The model trained on pre-COVID data had an RMSE of 0.63 on the training set, while its predictions on post-COVID data had an RMSE of 1.03. This represents a ~64% increase in prediction error, indicating that the relationship between Google searches and ILI activity became less reliable after COVID.

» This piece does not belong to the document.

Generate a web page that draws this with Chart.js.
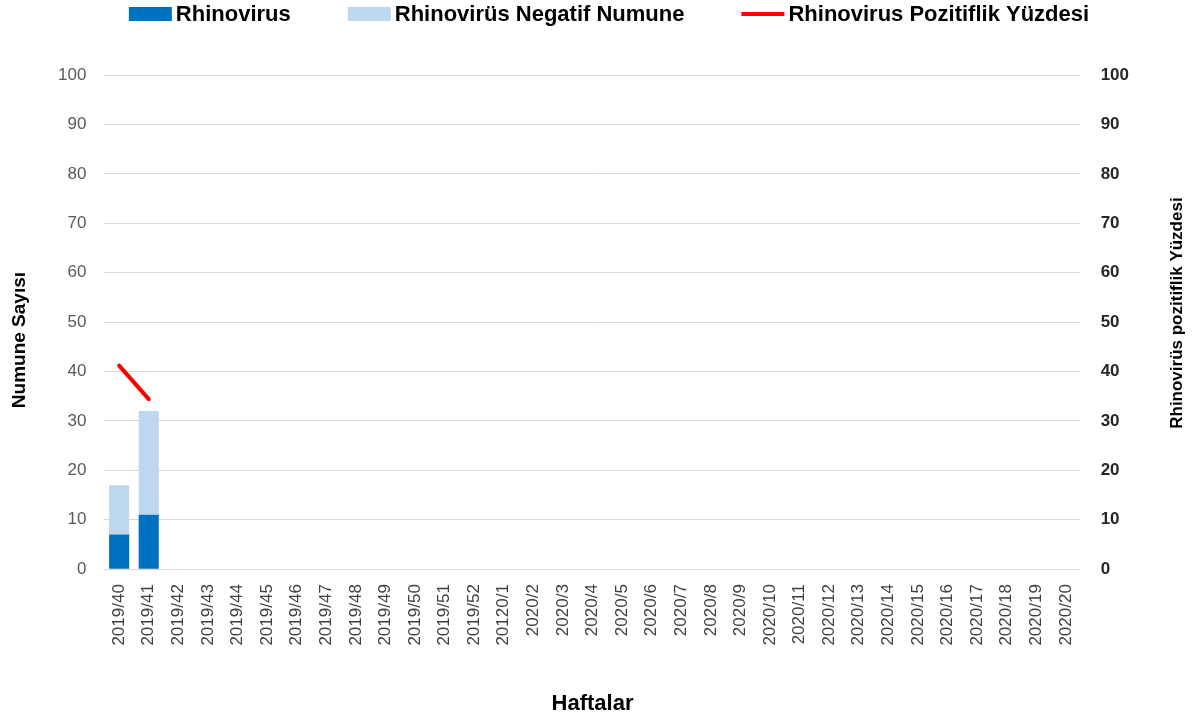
<!DOCTYPE html>
<html>
<head>
<meta charset="utf-8">
<script src="https://cdn.jsdelivr.net/npm/chart.js@4/dist/chart.umd.min.js"></script>
<style>
  html, body { margin: 0; padding: 0; background: #ffffff; }
  #wrap { position: relative; width: 1203px; height: 722px; }
</style>
</head>
<body>
<div id="wrap"><canvas id="c"></canvas></div>
<script>
const weeks = ["2019/40","2019/41","2019/42","2019/43","2019/44","2019/45","2019/46","2019/47","2019/48","2019/49","2019/50","2019/51","2019/52","20120/1","2020/2","2020/3","2020/4","2020/5","2020/6","2020/7","2020/8","2020/9","2020/10","2020/11","2020/12","2020/13","2020/14","2020/15","2020/16","2020/17","2020/18","2020/19","2020/20"];
const rhinovirus = [7, 11];
const negatifNumune = [10, 21];
const pozitiflikYuzdesi = [41.2, 34.4];
const yTicks = [0, 10, 20, 30, 40, 50, 60, 70, 80, 90, 100];

const seriesNames = ["Rhinovirus", "Rhinovirüs Negatif Numune", "Rhinovirus Pozitiflik Yüzdesi"];
const leftTitle = "Numune Sayısı";
const rightTitle = "Rhinovirüs pozitiflik Yüzdesi";
const xTitle = "Haftalar";

const FONT = "'Liberation Sans', Arial, sans-serif";
const DARK = "#0070C0", LIGHT = "#BDD7EE", RED = "#FF0000";

const customLegendAndTitles = {
  id: 'customLegendAndTitles',
  afterDraw(chart) {
    const ctx = chart.ctx;
    const ca = chart.chartArea;
    ctx.save();
    // legend
    ctx.font = "bold 22px " + FONT;
    ctx.textBaseline = "middle";
    ctx.textAlign = "left";
    const boxW = 43, boxH = 14, gapText = 4, gapItem = 57;
    const items = chart.data.datasets.map(d => ({ text: d.label, type: d.type, color: d.type === 'line' ? d.borderColor : d.backgroundColor }));
    let total = 0;
    items.forEach((it, i) => { it.w = ctx.measureText(it.text).width; total += boxW + gapText + it.w + (i < items.length - 1 ? gapItem : 0); });
    let x = 609 - total / 2;
    const cy = 14;
    items.forEach(it => {
      if (it.type === 'line') {
        ctx.strokeStyle = it.color; ctx.lineWidth = 4; ctx.lineCap = 'butt';
        ctx.beginPath(); ctx.moveTo(x, cy); ctx.lineTo(x + boxW, cy); ctx.stroke();
      } else {
        ctx.fillStyle = it.color;
        ctx.fillRect(x, cy - boxH / 2, boxW, boxH);
      }
      ctx.fillStyle = "#000000";
      ctx.fillText(it.text, x + boxW + gapText, cy + 1);
      x += boxW + gapText + it.w + gapItem;
    });
    // axis titles
    const midY = (ca.top + ca.bottom) / 2;
    ctx.textAlign = "center";
    ctx.fillStyle = "#000000";
    ctx.font = "bold 19px " + FONT;
    ctx.save();
    ctx.translate(20, midY + 18);
    ctx.rotate(-Math.PI / 2);
    ctx.fillText(leftTitle, 0, 0);
    ctx.restore();
    ctx.font = "bold 17px " + FONT;
    ctx.save();
    ctx.translate(chart.scales.y1.right - 26, midY - 9);
    ctx.rotate(-Math.PI / 2);
    ctx.fillText(rightTitle, 0, 0);
    ctx.restore();
    ctx.restore();
  }
};

new Chart(document.getElementById('c'), {
  data: {
    labels: weeks,
    datasets: [
      { type: 'bar', label: seriesNames[0], data: rhinovirus, backgroundColor: DARK, yAxisID: 'y', stack: 's', barPercentage: 0.68, categoryPercentage: 1.0, order: 1 },
      { type: 'bar', label: seriesNames[1], data: negatifNumune, backgroundColor: LIGHT, yAxisID: 'y', stack: 's', barPercentage: 0.68, categoryPercentage: 1.0, order: 1 },
      { type: 'line', label: seriesNames[2], data: pozitiflikYuzdesi, borderColor: RED, backgroundColor: RED, borderWidth: 4, pointRadius: 0, tension: 0, borderCapStyle: 'round', yAxisID: 'y1', order: 0 }
    ]
  },
  options: {
    responsive: true,
    maintainAspectRatio: false,
    animation: false,
    layout: { padding: { top: 75, left: 0, right: 0, bottom: 0 } },
    plugins: {
      legend: { display: false },
      tooltip: { enabled: false }
    },
    scales: {
      x: {
        stacked: true,
        grid: { display: false },
        border: { display: false },
        ticks: { color: "#404040", font: { family: FONT, size: 17 }, maxRotation: 90, minRotation: 90, padding: 7, autoSkip: false },
        title: { display: true, text: xTitle, color: "#000000", font: { family: FONT, size: 22, weight: 'bold' }, padding: { top: 38, bottom: 5 } }
      },
      y: {
        position: 'left',
        stacked: true,
        min: 0, max: 100,
        afterBuildTicks: s => { s.ticks = yTicks.map(v => ({ value: v })); },
        afterFit: s => { s.width = s.width + 40; },
        grid: { color: "#D9D9D9", lineWidth: 1, drawTicks: false },
        border: { display: false },
        ticks: { color: "#595959", font: { family: FONT, size: 17 }, padding: 18 }
      },
      y1: {
        position: 'right',
        min: 0, max: 100,
        afterBuildTicks: s => { s.ticks = yTicks.map(v => ({ value: v })); },
        afterFit: s => { s.width = s.width + 54; },
        grid: { display: false, drawTicks: false },
        border: { display: false },
        ticks: { color: "#262626", font: { family: FONT, size: 17, weight: 'bold' }, padding: 20 }
      }
    }
  },
  plugins: [customLegendAndTitles]
});
</script>
</body>
</html>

Conclusion and Further Steps

While prior to the pandemic, there is a strong indicator that Google search activity for “flu symptoms” could be a good predictor of outpatient ILI visits, this is less reliable in a post-COVID world. This is likely explained by COVID’s influence on Google search hits, as “covid symptoms” may replace “flu symptoms” in searches. Additionally, ILI numbers will change as COVID visits would be included. These factors likely make this model not as valid today. However, the model is still usable, it just is no longer as accurate as it once would have been.

If we wanted a model that could more accurately make predictions, splitting the data by a more recent date could be better. For example, splitting the data by 2023 would allow 3 years of post-COVID data to influence the original model, and then the years after 2023 could be the test data. Perhaps, this would provide a more useful model, which would simply be a predictive model and no longer be comparing pre-COVID and post-COVID numbers.